Photo of Charlotte 1893. Source: White Ribbon Association.
Charlotte was teetotal from the time of her marriage and became an ardent temperance campaigner in her own right. She was the first President of the Women’s Total Abstinence Union when it was set up in 1893 after the split from the British Women’s Temperance Association over a proposal to widen their remit to include other issues such as women’s suffrage. Charlotte supported women’s suffrage but felt that the organisation should focus exclusively on temperance.
Charlotte married Henry Wilson in 1859 and their early married life was spent living near Mansfield where he was a farmer. Henry came from a family of Nonconformist radicals and was a lifelong abstainer and Charlotte became teetotal when she married. They had no alcoholic drinks in the house for visitors or servants and encouraged their farm labourers to abstain providing only teetotal drinks at harvest-time. In 1869 they moved to the Sheffield area so Henry could join his brother in managing the Sheffield Smelting Works. Henry was for many years a Liberal MP.

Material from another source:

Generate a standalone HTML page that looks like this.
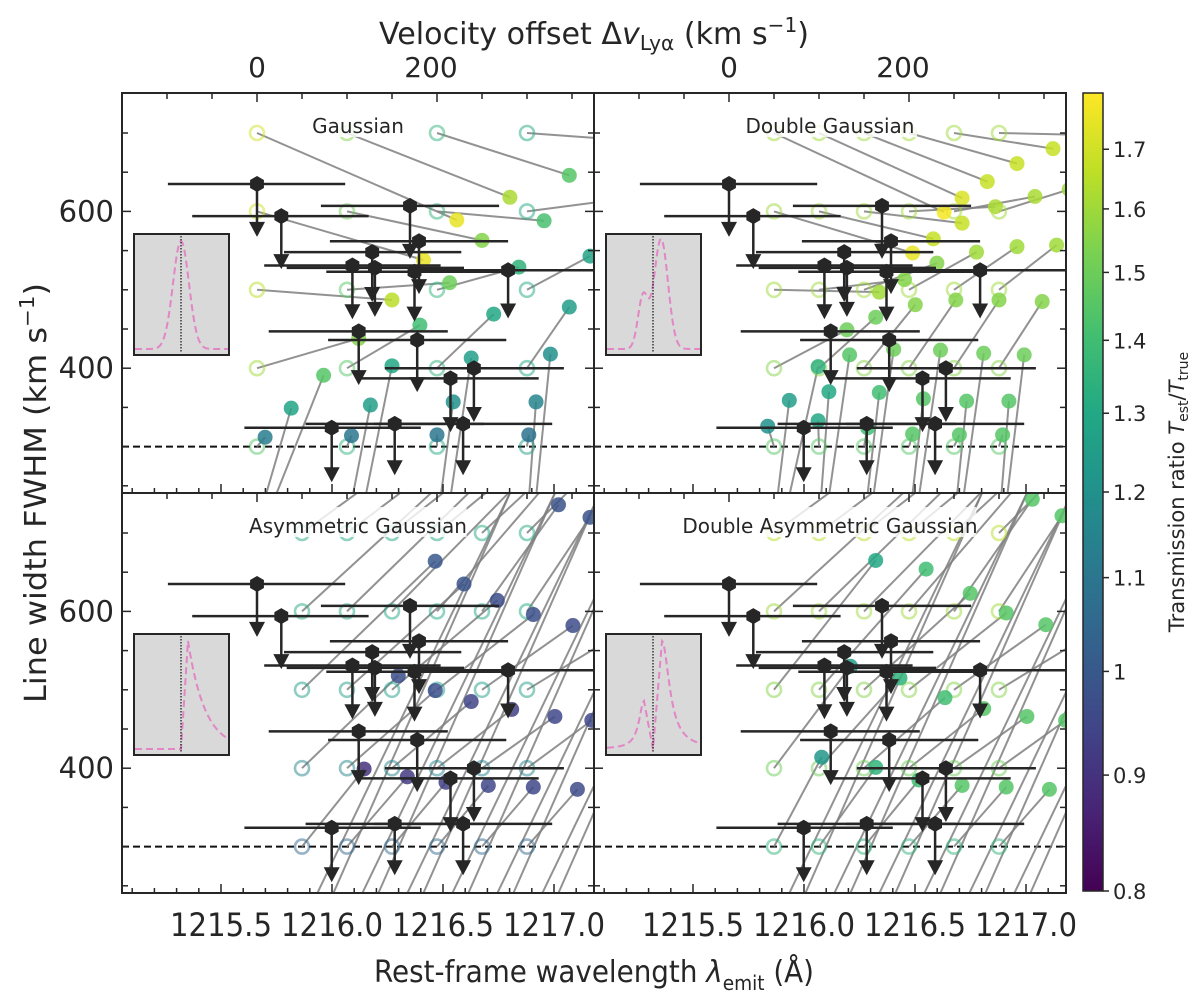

Both Henry and Charlotte were involved in campaigning on a range of political and social issues, and Henry w. Her obituary stated:
She was as convinced and ardent in her political and moral views as her late husband, and whatever she believed in, she carried out with the same daunting courage and unfailing pertinacity. One example of her spirit was the stand she took with Mrs. Josephine Butler in heading the crusade against the State regulation of vice.
This ‘crusade’ was against the Contagious Diseases Act 1864 which had been introduced to regulate ‘common prostitutes’. The Act made it the law for women suspected of prostitution to register with the police and submit to an invasive medical examination. If the woman was found to be suffering from a venereal disease, she would be confined to a ‘lock hospital’ until pronounced ‘clean’. The Contagious Diseases Act was repealed in 1886.
Charlotte was also on the committee of the Sheffield House of Help for Friendless Girls and Women for 18 years. This house was in Paradise Square and provided accommodation and support for homeless young women. There were several criteria for entry including ‘young women who have fallen from virtue, and desire to redeem their character’.
Charlotte and Henry were interred in grave DD 135 in the Nonconformist area which is still visible.